Quests (Projects)

Biomechanics of tissues across length scales

Biological structures surround us, and we use them to our advantage every day. We sense with our skin and hair, move with our muscle-tendon units while watching birds use their wings to traverse the skies. Each of these structures is a complex biological composite that bypasses the traditional trade-offs of human made materials through functional relationships of stiffness, porosity, or geometry. Through investigating biological tissues of collagen and keratin I study how the morphology interplays with the mechanics of the material. This includes traditional SEM, TEM, microCT, and nanomechanics. 

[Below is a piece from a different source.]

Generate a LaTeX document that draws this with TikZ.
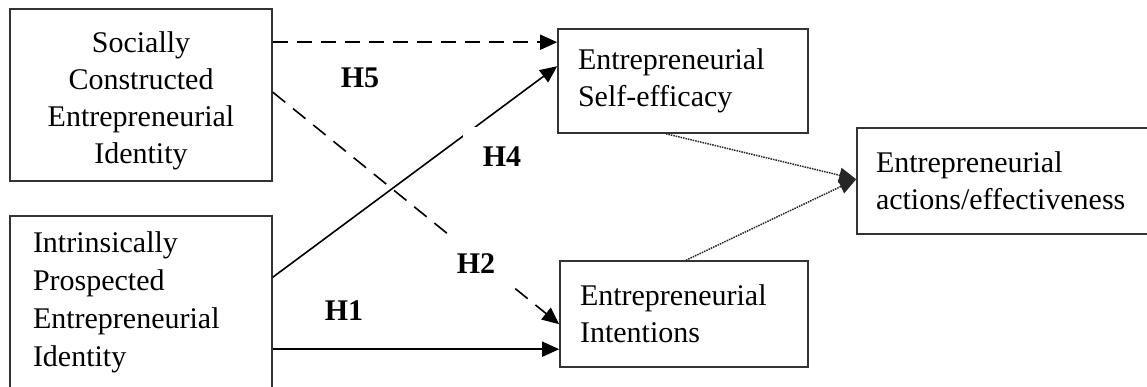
\documentclass[tikz,border=0pt]{standalone}
\usepackage{fontspec}
\setmainfont{Liberation Serif}
\usepackage{tikz}
\usetikzlibrary{arrows.meta}

\begin{document}
\begin{tikzpicture}[
            x = 1pt, y = -1pt, % pixel units, y downwards
            > = {Triangle[length=17pt,width=15pt]}, % arrow head style
            font = \fontsize{30}{37}\selectfont,
            line width = 1.6pt, % line style
            box/.style = {draw=black!80, rectangle, inner ysep=0pt},
            hyp/.style = {fill=white, inner sep=20pt, font=\fontsize{30}{37}\selectfont\bfseries},
            dots/.style = {black!85, line width=1.5pt, dash pattern=on 1.5pt off 1pt}
        ]

\useasboundingbox (0,0) rectangle (1147,386);
\clip (0,0) rectangle (1147,386);

\node[box, minimum width=262pt, minimum height=172pt, text width=222pt, align=center] (SCEI) at (141,95) {Socially\rule{0pt}{32pt}\\ Constructed\\ Entrepreneurial\\ Identity};
\node[box, minimum width=262pt, minimum height=172pt, inner xsep=23pt, text width=216pt, align=left, font=\fontsize{30}{38}\selectfont] (IPEI) at (141,302) {Intrinsically\\ Prospected\\ Entrepreneurial\\ Identity};
\node[box, minimum width=250pt, minimum height=104pt, inner xsep=20pt, text width=210pt, align=left] (ESE) at (683,81) {Entrepreneurial\\ Self-efficacy};
\node[box, minimum width=248pt, minimum height=106pt, inner xsep=20pt, text width=208pt, align=left] (EI) at (684,314) {Entrepreneurial\\ Intentions};
\node[box, minimum width=300pt, minimum height=106pt, inner xsep=19pt, text width=262pt, align=left] (EAE) at (1007,181) {Entrepreneurial\\ actions/effectiveness};

 \path [->, dash pattern=on 15pt off 9pt] ([yshift=-34pt]SCEI.north east) edge ([yshift=-14pt]ESE.north west);
 \path [->, dash pattern=on 16pt off 10pt] ([yshift=-84pt]SCEI.north east) edge ([yshift=-64pt]EI.north west);
 \path [->] ([yshift=-62pt]IPEI.north east) edge ([yshift=-38pt]ESE.north west);
 \path [->] ([yshift=-134pt]IPEI.north east) edge ([yshift=-89pt]EI.north west);
 \path [->, dots] ([xshift=-17pt]ESE.south) edge ([yshift=-52pt]EAE.north west);
 \path [->, dots] ([xshift=2pt]EI.north) edge ([yshift=-52pt]EAE.north west);

\node[hyp] (H5) at (360,78) {H5};
\node[hyp] (H4) at (502,157) {H4};
\node[hyp] (H2) at (476,264) {H2};
\node[hyp] (H1) at (344,311) {H1};
\end{tikzpicture}
\end{document}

Bio-inspired material intelligence

By understanding the connection between micro and macro behavior of the biological structures we can apply them to diverse scenarios allowing these micro-macro behavior connections to solve the challenges encountered when developing and controlling robotic systems. Often the hardware solutions generate hardware benefits, but in recent years the use of machine learning and robotics has steadily increased due to the high software capabilities. I am studying how we can take the material intelligence from biological systems and apply it to help humankind through robotics and sensors.

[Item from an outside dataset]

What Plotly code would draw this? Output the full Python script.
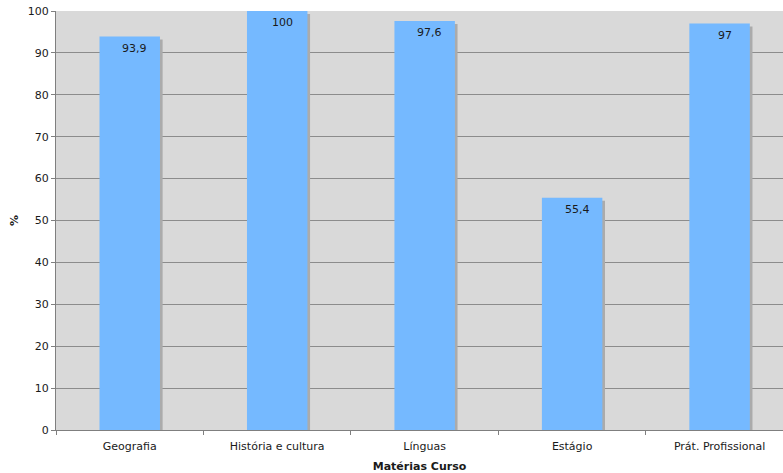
import plotly.graph_objects as go

categorias = ["Geografia", "História e cultura", "Línguas", "Estágio", "Prát. Profissional"]
percentagens = [93.9, 100, 97.6, 55.4, 97]
rotulos = ["93,9", "100", "97,6", "55,4", "97"]

FONTE = "DejaVu Sans, Verdana, sans-serif"
LARGURA = 0.41

fig = go.Figure()

# faixa de sombra à direita das barras
fig.add_trace(go.Bar(
    x=categorias,
    y=[v - 0.7 for v in percentagens],
    width=LARGURA,
    offset=-LARGURA / 2 + 0.018,
    marker=dict(color="#ababab", line=dict(width=0)),
    hoverinfo="skip",
    showlegend=False,
))

fig.add_trace(go.Bar(
    x=categorias,
    y=percentagens,
    width=LARGURA,
    offset=-LARGURA / 2,
    marker=dict(color="#75b9ff", line=dict(width=0)),
    showlegend=False,
))

for cat, val, txt in zip(categorias, percentagens, rotulos):
    fig.add_annotation(
        x=cat, y=val, text=txt, showarrow=False,
        yanchor="top", xanchor="center", xshift=5, yshift=-3,
        font=dict(family=FONTE, size=11, color="#1a1a1a"),
    )

fig.update_layout(
    width=783, height=473,
    margin=dict(l=56, r=0, t=11, b=43),
    paper_bgcolor="white",
    plot_bgcolor="#d9d9d9",
    barmode="overlay",
    font=dict(family=FONTE, size=11, color="#1a1a1a"),
)

# a área do gráfico continua para lá da margem direita
fig.update_xaxes(
    type="category",
    range=[-0.5, 4.43],
    tickson="boundaries",
    ticks="outside", ticklen=4, tickcolor="#7f7f7f",
    ticklabelstandoff=6,
    showline=True, linecolor="#7f7f7f", linewidth=1,
    showgrid=False,
    tickfont=dict(family=FONTE, size=11),
    title=dict(text="<b>Matérias Curso</b>", font=dict(family=FONTE, size=11), standoff=10),
)

fig.update_yaxes(
    range=[0, 100], dtick=10,
    ticks="outside", ticklen=4, tickcolor="#7f7f7f",
    showline=True, linecolor="#7f7f7f", linewidth=1,
    showgrid=True, gridcolor="#8c8c8c", gridwidth=1,
    zeroline=False,
    tickfont=dict(family=FONTE, size=11),
    title=dict(text="<b>%</b>", font=dict(family=FONTE, size=11), standoff=6),
)

fig.write_html("out.html")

Comparative biomechanics & haptics 

Currently biomechanics does not leverage some of the functional intelligent materials in the body for device inspiration. I investigate differences of the skin, muscle, and tendon structures and sensors between both humans and other animals to inspire the next generation of passive and active healthcare devices I want to leverage these skills to understand at the micro-tissue scale how we can use devices to counteract the material decay in our body. As we age our skin, muscles, tendons, and bones start to break down and studying how animals deal with this complexities can help! 

Engineering-scientists-zoo collaborations

Interdisciplinary, intradisciplinary, transdisciplinary are all common words used to describe research collaborations, but it is quite challenging to engage in long-term collaborative teams and projects. My research aims all leverage interdisciplinary and intradisciplinary collaborations and research outcomes and helping the research, non-profit, and beyond communities collaborate is something I have continued to work on. 

Sustainablity of robotics and materials

Traditional engineering practices and education do not focus on sustainability. In recent years with the United Nations (UN)'s Sustainable Development Goals, there has been a shift towards engineerings thinking more about sustainability and design. Through looking at bio-inspired research of materials and robots we can inspire new generations of engineers to design and build open-source sustainable solutions. 

Conservation tools and technologies

The recent increase in public and academic interest in preserving biodiversity has led to the growth of the field of conservation technology. This field involves designing and constructing tools that use technology to aid in the conservation of wildlife. I have worked with engineers, computer scientists, biologists, and beyond to develop conservation tools for interdisciplinary project-based solutions.